Just another night in plain clothes in the Los Angeles Police Department's 77th Street Division.

Although the June shooting at Manchester Avenue and San Pedro Street was one of the more serious incidents to befall Baeza's unit, the episode merely reinforced a lesson he and his officers had already learned: In South Los Angeles, there is nothing more dangerous than being ordinary.

Cops, especially those working the 77th Street Division, are used to thinking of their jobs as risky. Each radio call in the area is an invitation to the front lines of some of the most violent crimes in America. And hostility to the cops among some residents runs high.

But what came as a surprise to Baeza and his crew was how much riskier it can be to take the uniform off.

Team members quickly discovered that, in the 77th Street Division, there is no disguise more dangerous than a T-shirt and a pair of jeans.

The first time the officers came under gunfire, for example, the attackers were apparently provoked for little reason. Simply being unknown men in cars seemed to be enough to present a threat to those gang members, police said.

"It's amazing," Baeza said. "This is what it's like for the average citizens down here."

The experience of the seven-member undercover squad hints at a troubling reality in the 77th Street Division, just 12 square miles of the city running south of Florence Avenue and bisected by the Harbor Freeway.

The sheer concentration of crime in the area drastically increases the probability that the residents will be in some way affected -- particularly younger men, the group most likely to be involved in violence.

Last week, for example, there were 95 violent crimes committed in the 77th, the most in any LAPD division. That translates to more than one violent crime per square mile every day -- about four times the daily average per square mile in the rest of the city.

For Baeza and his six plainclothes officers, some of whom are still in their 20s, working undercover on these streets has offered a sobering new perspective on what it is really like for local residents to live amid crime levels that high.

They pose as a bunch of rough-hewn, youngish, unshaven men in grubby clothes, and tool around the area as young men do -- traveling in pairs in big American cars with tinted windows, and cruising through neighborhoods frequented by gangs.

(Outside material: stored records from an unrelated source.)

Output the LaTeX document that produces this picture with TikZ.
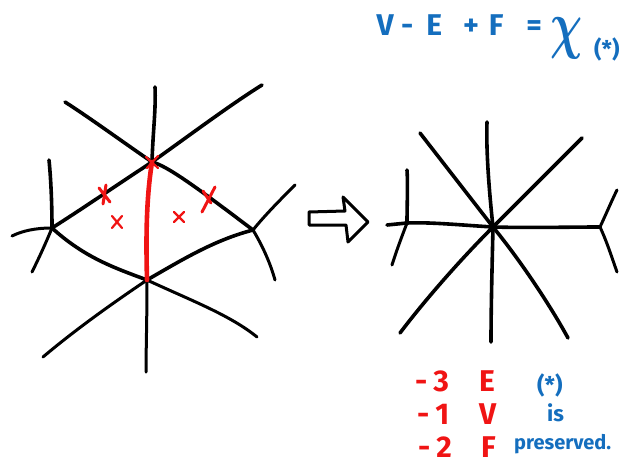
\documentclass[tikz,border=0pt]{standalone}
\usepackage{fontspec}
\setmainfont{Fira Sans}
\usetikzlibrary{calc}
\definecolor{mred}{RGB}{240,20,20}
\definecolor{mblue}{RGB}{20,110,190}
\newcommand{\gl}[1]{\makebox[0pt]{#1}}
\begin{document}
\begin{tikzpicture}[x=1pt,y=-1pt,
  edge/.style={line width=3.6pt,line cap=round,black},
  thin edge/.style={line width=3pt,line cap=round,black},
  redline/.style={line width=4.6pt,line cap=round,mred},
  redmark/.style={line width=3pt,line cap=round,mred},
  smallmark/.style={line width=2.2pt,line cap=round,mred},
  bluetxt/.style={text=mblue,inner sep=0pt,anchor=base west},
  redtxt/.style={text=mred,inner sep=0pt,anchor=base west}]
\useasboundingbox (0,0) rectangle (626,465);
% ---------- left graph ----------
\coordinate (T) at (152,162);
\coordinate (B) at (147,280);
\coordinate (L) at (52,228);
\coordinate (R) at (253,230);
\coordinate (T1) at (155,87);
\coordinate (T2) at (65,102);
\coordinate (T3) at (262,85);
\coordinate (L1) at (49,160);
\coordinate (L2) at (12,236);
\coordinate (L3) at (32,272);
\coordinate (R1) at (295,185);
\coordinate (R2) at (275,280);
\coordinate (B1) at (43,357);
\coordinate (B2) at (146,372);
\coordinate (B3) at (257,337);
\draw[edge] (T) .. controls (153,130) and (156,110) .. (T1);
\draw[edge] (T) .. controls (120,140) and (90,118) .. (T2);
\draw[edge] (T) .. controls (190,135) and (230,105) .. (T3);
\draw[edge] (T) .. controls (120,183) and (85,207) .. (L);
\draw[edge] (T) .. controls (168,166) and (200,190) .. (R);
\draw[edge] (L) .. controls (85,258) and (115,268) .. (B);
\draw[edge] (B) .. controls (185,258) and (215,240) .. (R);
\draw[edge] (L) .. controls (52,205) and (51,180) .. (L1);
\draw[thin edge] (L) .. controls (35,228) and (22,231) .. (L2);
\draw[thin edge] (L) .. controls (45,245) and (38,260) .. (L3);
\draw[thin edge] (R) .. controls (265,215) and (282,198) .. (R1);
\draw[thin edge] (R) .. controls (262,245) and (270,262) .. (R2);
\draw[thin edge] (B) .. controls (110,305) and (75,330) .. (B1);
\draw[thin edge] (B) .. controls (147,320) and (146,350) .. (B2);
\draw[thin edge] (B) .. controls (190,300) and (230,315) .. (B3);
\draw[redline] (T) .. controls (146,200) and (146,240) .. (B);
% red marks
\draw[smallmark] ($(T)+(-6,-5)$) -- ($(T)+(6,6)$) ($(T)+(6,-6)$) -- ($(T)+(-5,6)$);
\draw[redmark] (99,188) -- (110,202) (106,185) -- (103,204);
\draw[redmark] (203,191) -- (211,203) (215,187) -- (202,212);
\draw[smallmark] (112,216) -- (122,228) (122,216) -- (112,228);
\draw[smallmark] (174,212) -- (184,222) (184,212) -- (174,222);
% ---------- arrow ----------
\draw[line width=3pt,line join=round] (309,212) -- (345,211) -- (343,197) -- (368,222) -- (348,242) -- (346,225) -- (309,225) -- cycle;
% ---------- right graph ----------
\coordinate (C) at (493,227);
\coordinate (U) at (487,122);
\coordinate (D) at (491,342);
\coordinate (UL) at (420,133);
\coordinate (UR) at (582,138);
\coordinate (DL) at (400,333);
\coordinate (DR) at (568,338);
\coordinate (LE) at (387,225);
\coordinate (LV) at (407,223);
\coordinate (LV1) at (407,170);
\coordinate (LV2) at (392,265);
\coordinate (RV) at (600,227);
\coordinate (RV1) at (617,190);
\coordinate (RV2) at (617,272);
\draw[edge] (C) .. controls (489,190) and (486,150) .. (U);
\draw[edge] (C) .. controls (492,270) and (491,310) .. (D);
\draw[edge] (C) -- (UL);
\draw[edge] (C) -- (UR);
\draw[edge] (C) .. controls (460,260) and (425,300) .. (DL);
\draw[edge] (C) .. controls (520,260) and (550,305) .. (DR);
\draw[edge] (C) .. controls (460,225) and (430,222) .. (LV) -- (LE);
\draw[edge] (LV) .. controls (407,205) and (408,185) .. (LV1);
\draw[thin edge] (LV) .. controls (402,236) and (396,252) .. (LV2);
\draw[edge] (C) .. controls (530,228) and (570,227) .. (RV);
\draw[thin edge] (RV) .. controls (607,212) and (612,200) .. (RV1);
\draw[thin edge] (RV) .. controls (607,242) and (612,258) .. (RV2);
\fill (C) circle (3.5pt);
% ---------- texts ----------
\node[bluetxt,font=\bfseries\fontsize{30}{32}\selectfont] (eq) at (375,36)
  {\hspace{10pt}\gl{V}\hspace{22pt}\gl{-}\hspace{27pt}\gl{E}\hspace{37pt}\gl{+}\hspace{25pt}\gl{F}\hspace{38pt}\gl{=}};
\node[text=mblue,inner sep=0pt,font=\Huge\boldmath] (chi) at (567,38) {\scalebox{1.8}[2.6]{$\chi$}};
\node[bluetxt,font=\bfseries\fontsize{23}{25}\selectfont] (star1) at (594,58) {(*)};
\node[redtxt,font=\bfseries\fontsize{30}{32}\selectfont] (m3) at (415,391) {-\hspace{6pt}3};
\node[redtxt,font=\bfseries\fontsize{30}{32}\selectfont] (E) at (479,391) {E};
\node[redtxt,font=\bfseries\fontsize{30}{32}\selectfont] (m1) at (417,424) {-\hspace{6pt}1};
\node[redtxt,font=\bfseries\fontsize{30}{32}\selectfont] (V) at (479,424) {V};
\node[redtxt,font=\bfseries\fontsize{30}{32}\selectfont] (m2) at (418,457) {-\hspace{6pt}2};
\node[redtxt,font=\bfseries\fontsize{30}{32}\selectfont] (F) at (481,457) {F};
\node[bluetxt,font=\bfseries\fontsize{23}{25}\selectfont] (star2) at (537,393) {(*)};
\node[bluetxt,font=\bfseries\fontsize{22}{24}\selectfont] (is) at (547,421) {is};
\node[bluetxt,font=\bfseries\fontsize{20}{22}\selectfont] (pres) at (514,449) {preserved.};
\end{tikzpicture}
\end{document}
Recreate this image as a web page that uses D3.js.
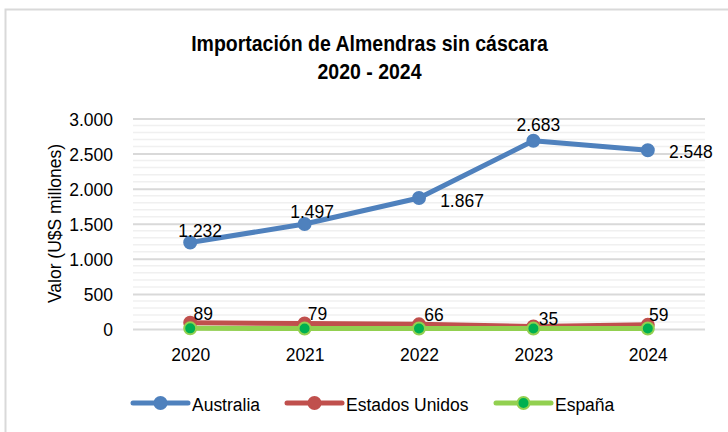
<!DOCTYPE html>
<html>
<head>
<meta charset="utf-8">
<script src="https://cdn.jsdelivr.net/npm/d3@7"></script>
<style>
  body { margin: 0; background: #fff; }
  svg { display: block; font-family: "Liberation Sans", Arial, sans-serif; }
  .tick-label { font-size: 17.5px; fill: #000; }
</style>
</head>
<body>
<div id="chart"></div>
<script>
// data
const years = ['2020', '2021', '2022', '2023', '2024'];
const seriesNames = ['Australia', 'Estados Unidos', 'España'];
const australia = [1232, 1497, 1867, 2683, 2548];
const estadosUnidos = [89, 79, 66, 35, 59];
const espana = [9, 8, 8, 6, 7];
const yTicks = [0, 500, 1000, 1500, 2000, 2500, 3000];

const width = 728, height = 432;
const margin = {top: 118.5, right: 23, bottom: 103, left: 133};
const SY = 1.1; // the original text is drawn a little taller than wide

const loc = d3.formatLocale({decimal: ',', thousands: '.', grouping: [3], currency: ['$', '']});
const fmt = loc.format(',d');

// stretch text vertically, keeping its baseline where it was
function stretch(sel) {
    sel.each(function() {
        const t = d3.select(this);
        const yy = +t.attr('y') || 0;
        const tr = t.attr('transform') || '';
        t.attr('y', yy / SY).attr('transform', `${tr} scale(1,${SY})`);
    });
}

const svg = d3.select('#chart').append('svg')
    .attr('width', width)
    .attr('height', height);

// outer border (right / bottom edges fall outside the picture)
svg.append('rect')
    .attr('x', 5.5).attr('y', 9.5)
    .attr('width', 760).attr('height', 460)
    .attr('fill', 'none')
    .attr('stroke', '#d9d9d9')
    .attr('stroke-width', 2);

const x = d3.scalePoint().domain(years).range([margin.left, width - margin.right]).padding(0.5);
const y = d3.scaleLinear().domain([0, 3000]).range([height - margin.bottom, margin.top]);

// minor gridlines every 100
const minor = d3.range(100, 3000, 100).filter(v => v % 500 !== 0);
svg.append('g').selectAll('line').data(minor).join('line')
    .attr('x1', margin.left).attr('x2', width - margin.right)
    .attr('y1', d => y(d)).attr('y2', d => y(d))
    .attr('stroke', '#f0f0f0').attr('stroke-width', 1.5);

// y axis with major gridlines
const yAxis = d3.axisLeft(y).tickValues(yTicks).tickFormat(fmt)
    .tickSize(-(width - margin.left - margin.right)).tickPadding(20);
svg.append('g')
    .attr('transform', `translate(${margin.left},0)`)
    .call(yAxis)
    .call(g => g.select('.domain').remove())
    .call(g => g.selectAll('.tick line').attr('stroke', '#d9d9d9').attr('stroke-width', 2))
    .call(g => g.selectAll('.tick text').attr('class', 'tick-label').attr('font-family', null).attr('font-size', null).attr('dy', '0.36em').call(stretch));

// x axis labels
const xAxis = d3.axisBottom(x).tickSize(0).tickPadding(17);
svg.append('g')
    .attr('transform', `translate(0,${y(0)})`)
    .call(xAxis)
    .call(g => g.select('.domain').remove())
    .call(g => g.selectAll('.tick text').attr('class', 'tick-label').attr('font-family', null).attr('font-size', null)
        .attr('dy', null).attr('y', 32).call(stretch));

// title
svg.append('text').attr('x', 369.5).attr('y', 51.5)
    .attr('text-anchor', 'middle').attr('font-weight', 'bold').attr('font-size', '19.5px')
    .text('Importación de Almendras sin cáscara').call(stretch);
svg.append('text').attr('x', 369.5).attr('y', 79)
    .attr('text-anchor', 'middle').attr('font-weight', 'bold').attr('font-size', '19.5px')
    .text('2020 - 2024').call(stretch);

// y axis title
svg.append('text')
    .attr('transform', 'translate(61,223.5) rotate(-90)')
    .attr('text-anchor', 'middle')
    .attr('class', 'tick-label')
    .text('Valor (U$S millones)').call(stretch);

const series = [
    {name: seriesNames[0], values: australia, color: '#4f81bd', fill: '#4f81bd', edge: '#4f81bd',
     labels: true, offsets: [[10, -5.5], [7.5, -6], [43, 9], [5, -9.5], [43, 8]]},
    {name: seriesNames[1], values: estadosUnidos, color: '#c0504d', fill: '#c0504d', edge: '#c0504d',
     labels: true, offsets: [[13, -2.5], [13, -3.5], [15, -3.5], [15, -2], [11, -4]]},
    {name: seriesNames[2], values: espana, color: '#92d050', fill: '#00b050', edge: '#92d050',
     labels: false}
];

const line = d3.line().x((d, i) => x(years[i])).y(d => y(d));

series.forEach(s => {
    const g = svg.append('g');
    g.append('path')
        .datum(s.values)
        .attr('d', line)
        .attr('fill', 'none')
        .attr('stroke', s.color)
        .attr('stroke-width', 5)
        .attr('stroke-linejoin', 'round')
        .attr('stroke-linecap', 'round');
    g.selectAll('circle').data(s.values).join('circle')
        .attr('cx', (d, i) => x(years[i]))
        .attr('cy', d => y(d))
        .attr('r', 6)
        .attr('fill', s.fill)
        .attr('stroke', s.edge)
        .attr('stroke-width', 2);
    if (s.labels) {
        g.selectAll('text').data(s.values).join('text')
            .attr('class', 'tick-label')
            .attr('text-anchor', 'middle')
            .attr('x', (d, i) => x(years[i]) + s.offsets[i][0])
            .attr('y', (d, i) => y(d) + s.offsets[i][1])
            .text(d => fmt(d))
            .call(stretch);
    }
});

// legend
const legendPos = [133, 287, 496];
const legend = svg.append('g').selectAll('g').data(series).join('g')
    .attr('transform', (d, i) => `translate(${legendPos[i]},403)`);
legend.append('line')
    .attr('x1', 0).attr('x2', 55)
    .attr('stroke', d => d.color).attr('stroke-width', 5).attr('stroke-linecap', 'round');
legend.append('circle')
    .attr('cx', 27.5).attr('r', 6)
    .attr('fill', d => d.fill).attr('stroke', d => d.edge).attr('stroke-width', 2);
legend.append('text')
    .attr('class', 'tick-label')
    .attr('x', 59).attr('y', 7.5)
    .text(d => d.name)
    .call(stretch);
</script>
</body>
</html>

They have been challenged, intimidated, assaulted, mad-dogged. They have stumbled across serious crimes in progress with regularity. They have found themselves fleeing gang members. And on two occasions in less than a month, they have been shot at -- not, as far as the police can tell, because the assailants thought they were officers, but because they thought they were not.

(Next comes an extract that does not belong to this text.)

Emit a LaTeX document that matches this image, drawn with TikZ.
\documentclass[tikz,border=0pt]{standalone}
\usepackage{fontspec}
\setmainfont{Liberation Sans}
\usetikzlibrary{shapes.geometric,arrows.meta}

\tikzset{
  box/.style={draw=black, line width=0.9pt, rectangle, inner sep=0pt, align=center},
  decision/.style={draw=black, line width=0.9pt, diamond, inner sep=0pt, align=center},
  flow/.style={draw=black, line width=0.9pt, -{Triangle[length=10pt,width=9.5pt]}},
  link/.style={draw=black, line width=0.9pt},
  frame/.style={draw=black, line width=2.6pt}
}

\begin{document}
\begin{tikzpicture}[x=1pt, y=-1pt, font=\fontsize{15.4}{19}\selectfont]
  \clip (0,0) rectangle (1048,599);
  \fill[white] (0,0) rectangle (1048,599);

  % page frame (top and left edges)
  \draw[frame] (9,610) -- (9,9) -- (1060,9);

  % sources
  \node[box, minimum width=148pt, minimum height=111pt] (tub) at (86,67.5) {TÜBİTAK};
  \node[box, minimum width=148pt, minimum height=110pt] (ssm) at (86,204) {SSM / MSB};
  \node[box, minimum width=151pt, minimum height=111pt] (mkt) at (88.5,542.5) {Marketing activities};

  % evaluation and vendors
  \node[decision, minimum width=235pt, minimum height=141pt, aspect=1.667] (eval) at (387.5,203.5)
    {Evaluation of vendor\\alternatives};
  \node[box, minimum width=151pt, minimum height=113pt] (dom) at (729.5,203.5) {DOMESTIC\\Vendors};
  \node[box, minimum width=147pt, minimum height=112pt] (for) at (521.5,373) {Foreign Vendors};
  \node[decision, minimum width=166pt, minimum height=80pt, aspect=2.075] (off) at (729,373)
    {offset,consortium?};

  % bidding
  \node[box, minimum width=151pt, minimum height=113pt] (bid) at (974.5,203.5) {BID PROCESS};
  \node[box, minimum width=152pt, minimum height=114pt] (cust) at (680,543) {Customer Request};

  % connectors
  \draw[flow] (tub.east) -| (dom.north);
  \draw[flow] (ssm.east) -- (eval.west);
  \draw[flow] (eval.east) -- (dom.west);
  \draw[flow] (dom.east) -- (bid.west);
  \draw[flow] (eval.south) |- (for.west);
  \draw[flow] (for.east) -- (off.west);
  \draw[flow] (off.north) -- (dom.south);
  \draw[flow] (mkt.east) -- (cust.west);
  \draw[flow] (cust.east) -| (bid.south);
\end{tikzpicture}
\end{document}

It's been a revelation to some of the men, who are used to associating their uniforms with peril.

Anti-police sentiments throughout South Los Angeles can mean an uneasy existence for those who are in law enforcement.

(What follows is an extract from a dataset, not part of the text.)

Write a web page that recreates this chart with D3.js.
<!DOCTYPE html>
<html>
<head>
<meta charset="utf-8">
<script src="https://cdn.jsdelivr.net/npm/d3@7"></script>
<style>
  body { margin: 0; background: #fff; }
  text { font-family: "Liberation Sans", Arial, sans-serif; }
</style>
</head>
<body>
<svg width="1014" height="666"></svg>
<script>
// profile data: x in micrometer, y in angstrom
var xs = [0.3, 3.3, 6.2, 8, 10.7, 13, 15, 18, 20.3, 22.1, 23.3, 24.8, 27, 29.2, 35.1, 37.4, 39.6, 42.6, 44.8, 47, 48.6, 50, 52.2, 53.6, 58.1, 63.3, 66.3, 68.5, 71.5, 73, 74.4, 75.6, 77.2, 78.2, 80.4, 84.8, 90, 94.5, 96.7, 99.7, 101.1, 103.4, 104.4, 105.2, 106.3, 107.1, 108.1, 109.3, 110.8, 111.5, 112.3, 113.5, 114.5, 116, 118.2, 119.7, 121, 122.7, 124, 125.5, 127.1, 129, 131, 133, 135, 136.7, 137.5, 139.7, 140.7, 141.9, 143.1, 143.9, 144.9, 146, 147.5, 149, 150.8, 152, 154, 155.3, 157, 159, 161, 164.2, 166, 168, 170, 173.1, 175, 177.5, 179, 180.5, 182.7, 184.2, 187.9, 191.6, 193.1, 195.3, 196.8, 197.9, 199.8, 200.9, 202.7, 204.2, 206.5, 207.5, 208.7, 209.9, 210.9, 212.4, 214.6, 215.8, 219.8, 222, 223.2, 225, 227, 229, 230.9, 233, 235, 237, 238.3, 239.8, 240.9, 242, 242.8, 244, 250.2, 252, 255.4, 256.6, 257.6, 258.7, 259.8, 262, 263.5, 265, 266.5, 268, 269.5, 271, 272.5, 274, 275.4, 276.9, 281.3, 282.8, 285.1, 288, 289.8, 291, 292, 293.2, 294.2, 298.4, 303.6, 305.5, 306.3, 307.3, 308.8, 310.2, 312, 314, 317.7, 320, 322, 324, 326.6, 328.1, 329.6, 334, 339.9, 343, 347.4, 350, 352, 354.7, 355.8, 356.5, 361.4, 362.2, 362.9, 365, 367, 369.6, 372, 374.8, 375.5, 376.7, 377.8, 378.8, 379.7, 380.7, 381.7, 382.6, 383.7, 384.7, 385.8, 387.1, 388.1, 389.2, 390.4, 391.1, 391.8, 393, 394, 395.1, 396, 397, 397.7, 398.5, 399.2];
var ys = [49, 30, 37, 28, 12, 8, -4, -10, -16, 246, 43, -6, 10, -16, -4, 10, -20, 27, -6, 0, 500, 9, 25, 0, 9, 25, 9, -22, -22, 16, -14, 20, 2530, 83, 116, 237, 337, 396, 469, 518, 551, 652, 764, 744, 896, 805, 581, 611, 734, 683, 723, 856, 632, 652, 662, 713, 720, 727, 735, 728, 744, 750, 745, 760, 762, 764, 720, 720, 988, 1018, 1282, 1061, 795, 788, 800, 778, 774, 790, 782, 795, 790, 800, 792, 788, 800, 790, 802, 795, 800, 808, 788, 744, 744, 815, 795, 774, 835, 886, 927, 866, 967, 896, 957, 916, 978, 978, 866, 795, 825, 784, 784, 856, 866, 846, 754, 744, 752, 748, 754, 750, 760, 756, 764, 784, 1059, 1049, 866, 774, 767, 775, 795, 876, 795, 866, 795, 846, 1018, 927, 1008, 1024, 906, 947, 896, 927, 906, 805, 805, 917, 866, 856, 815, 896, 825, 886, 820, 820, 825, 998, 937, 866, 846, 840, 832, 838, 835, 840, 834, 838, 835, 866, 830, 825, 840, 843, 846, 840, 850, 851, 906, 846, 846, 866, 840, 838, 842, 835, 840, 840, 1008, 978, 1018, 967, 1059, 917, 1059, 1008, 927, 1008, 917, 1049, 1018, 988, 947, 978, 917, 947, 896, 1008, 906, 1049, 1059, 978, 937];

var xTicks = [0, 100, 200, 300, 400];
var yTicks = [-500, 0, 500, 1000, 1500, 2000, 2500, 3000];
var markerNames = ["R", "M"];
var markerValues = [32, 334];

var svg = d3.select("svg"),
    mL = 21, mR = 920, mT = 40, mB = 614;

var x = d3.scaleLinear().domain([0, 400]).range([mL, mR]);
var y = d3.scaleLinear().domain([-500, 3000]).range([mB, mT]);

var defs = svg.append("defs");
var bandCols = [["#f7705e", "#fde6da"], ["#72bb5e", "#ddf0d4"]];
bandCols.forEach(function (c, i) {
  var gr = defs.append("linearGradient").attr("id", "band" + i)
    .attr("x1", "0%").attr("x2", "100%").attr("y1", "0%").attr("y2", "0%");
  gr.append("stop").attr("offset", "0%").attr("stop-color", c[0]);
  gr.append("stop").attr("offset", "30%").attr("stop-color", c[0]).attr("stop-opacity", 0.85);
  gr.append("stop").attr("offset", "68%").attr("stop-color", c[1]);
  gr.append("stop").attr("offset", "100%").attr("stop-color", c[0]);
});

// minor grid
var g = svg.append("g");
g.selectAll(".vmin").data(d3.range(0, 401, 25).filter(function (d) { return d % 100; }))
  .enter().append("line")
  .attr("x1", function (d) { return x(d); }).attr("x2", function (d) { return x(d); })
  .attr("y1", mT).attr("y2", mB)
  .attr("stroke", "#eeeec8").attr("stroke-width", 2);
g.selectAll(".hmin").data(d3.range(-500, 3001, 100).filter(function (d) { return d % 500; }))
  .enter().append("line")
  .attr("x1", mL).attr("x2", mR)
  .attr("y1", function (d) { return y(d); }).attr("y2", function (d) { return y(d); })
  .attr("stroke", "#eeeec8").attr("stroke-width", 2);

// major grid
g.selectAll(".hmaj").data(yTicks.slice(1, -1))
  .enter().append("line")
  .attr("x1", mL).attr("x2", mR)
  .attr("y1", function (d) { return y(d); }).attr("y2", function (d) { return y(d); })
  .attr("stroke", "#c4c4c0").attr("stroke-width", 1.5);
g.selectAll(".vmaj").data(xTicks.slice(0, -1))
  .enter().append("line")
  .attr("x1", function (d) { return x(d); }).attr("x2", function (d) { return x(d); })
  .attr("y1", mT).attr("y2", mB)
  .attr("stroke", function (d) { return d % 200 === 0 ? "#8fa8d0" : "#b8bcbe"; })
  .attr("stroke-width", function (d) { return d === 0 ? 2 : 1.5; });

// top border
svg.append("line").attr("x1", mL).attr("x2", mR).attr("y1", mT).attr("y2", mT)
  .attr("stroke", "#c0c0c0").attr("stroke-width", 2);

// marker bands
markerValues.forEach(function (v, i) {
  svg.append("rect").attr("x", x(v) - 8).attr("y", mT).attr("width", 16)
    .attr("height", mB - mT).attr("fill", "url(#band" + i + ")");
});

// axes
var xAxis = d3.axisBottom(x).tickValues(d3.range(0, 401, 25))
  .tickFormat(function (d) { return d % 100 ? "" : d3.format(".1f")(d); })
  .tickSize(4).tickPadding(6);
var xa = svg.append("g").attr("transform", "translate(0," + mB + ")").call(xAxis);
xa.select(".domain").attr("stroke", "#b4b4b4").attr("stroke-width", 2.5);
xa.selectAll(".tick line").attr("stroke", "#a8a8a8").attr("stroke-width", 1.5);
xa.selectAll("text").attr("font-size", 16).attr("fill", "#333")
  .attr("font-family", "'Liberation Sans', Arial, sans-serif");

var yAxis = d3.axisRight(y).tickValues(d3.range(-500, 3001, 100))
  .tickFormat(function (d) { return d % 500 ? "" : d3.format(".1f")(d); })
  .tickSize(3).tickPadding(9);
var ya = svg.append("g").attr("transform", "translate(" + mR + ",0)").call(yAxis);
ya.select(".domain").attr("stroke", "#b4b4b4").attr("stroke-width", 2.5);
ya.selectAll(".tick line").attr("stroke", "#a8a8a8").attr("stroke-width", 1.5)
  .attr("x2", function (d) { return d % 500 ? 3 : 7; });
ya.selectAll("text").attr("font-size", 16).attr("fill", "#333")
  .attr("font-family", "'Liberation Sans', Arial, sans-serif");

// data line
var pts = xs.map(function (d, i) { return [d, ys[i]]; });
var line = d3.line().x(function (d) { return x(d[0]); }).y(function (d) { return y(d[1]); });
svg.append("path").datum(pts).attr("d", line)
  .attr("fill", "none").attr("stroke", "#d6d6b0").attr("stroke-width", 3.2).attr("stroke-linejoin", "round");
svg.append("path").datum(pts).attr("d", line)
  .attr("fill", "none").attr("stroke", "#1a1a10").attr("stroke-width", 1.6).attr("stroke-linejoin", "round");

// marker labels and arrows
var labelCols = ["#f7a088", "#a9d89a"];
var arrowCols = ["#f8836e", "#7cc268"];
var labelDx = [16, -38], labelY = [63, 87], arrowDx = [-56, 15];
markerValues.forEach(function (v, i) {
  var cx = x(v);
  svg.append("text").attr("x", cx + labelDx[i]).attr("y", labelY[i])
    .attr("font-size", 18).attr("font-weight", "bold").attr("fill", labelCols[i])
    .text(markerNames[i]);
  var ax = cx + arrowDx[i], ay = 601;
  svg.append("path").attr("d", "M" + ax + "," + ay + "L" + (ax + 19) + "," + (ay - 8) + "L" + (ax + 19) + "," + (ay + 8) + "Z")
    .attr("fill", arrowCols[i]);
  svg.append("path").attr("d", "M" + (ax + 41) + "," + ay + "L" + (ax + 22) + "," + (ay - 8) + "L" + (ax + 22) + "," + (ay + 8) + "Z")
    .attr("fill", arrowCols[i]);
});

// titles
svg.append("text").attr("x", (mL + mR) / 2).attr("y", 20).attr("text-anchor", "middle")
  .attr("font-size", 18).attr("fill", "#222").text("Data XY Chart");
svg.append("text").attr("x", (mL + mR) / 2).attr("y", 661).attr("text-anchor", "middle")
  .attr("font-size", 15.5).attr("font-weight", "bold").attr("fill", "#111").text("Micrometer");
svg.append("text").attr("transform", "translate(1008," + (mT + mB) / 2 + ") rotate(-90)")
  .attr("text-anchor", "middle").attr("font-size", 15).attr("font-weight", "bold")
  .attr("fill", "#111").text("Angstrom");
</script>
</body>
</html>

People there will curse at officers, throw bottles, occasionally slash tires or break windows.

Officers in the 77th Street Division "sometimes feel like an open target," said Officer Aquiles Morales, 29, a member of the team.

But since joining the undercover squad, Morales has found it's worse to be "just another Joe Schmo."

For example, on the second occasion that the officers faced gunfire -- at Vermont Avenue and 51st Street in July -- the suspects later told investigators that they had assumed Baeza and his team were "the enemy" -- gang rivals, that is.

Baeza is 42, Mexican American, bulky, with thinning dark hair, a sparse mustache and three-day stubble.

In his New Balance running shoes, faded cap and Dodger T-shirt, he comes across as the perfect everyman -- just another of the Salvadoran or Mexican laborers who crowd bus stops on boulevards in the 77th Street Division.

He said he thought he was too old to be mistaken for a gang member. But to his surprise, he found that age is no protection. Gang members still perceive him as a threat.

After the two shootings, fellow cops took to teasing Baeza, calling him "a professional victim," he said.

His team was first formed mainly to combat graffiti. Commanders wanted to take advantage of some newly transferred officers from the recently absorbed transit police, who were experienced in fighting graffiti on buses.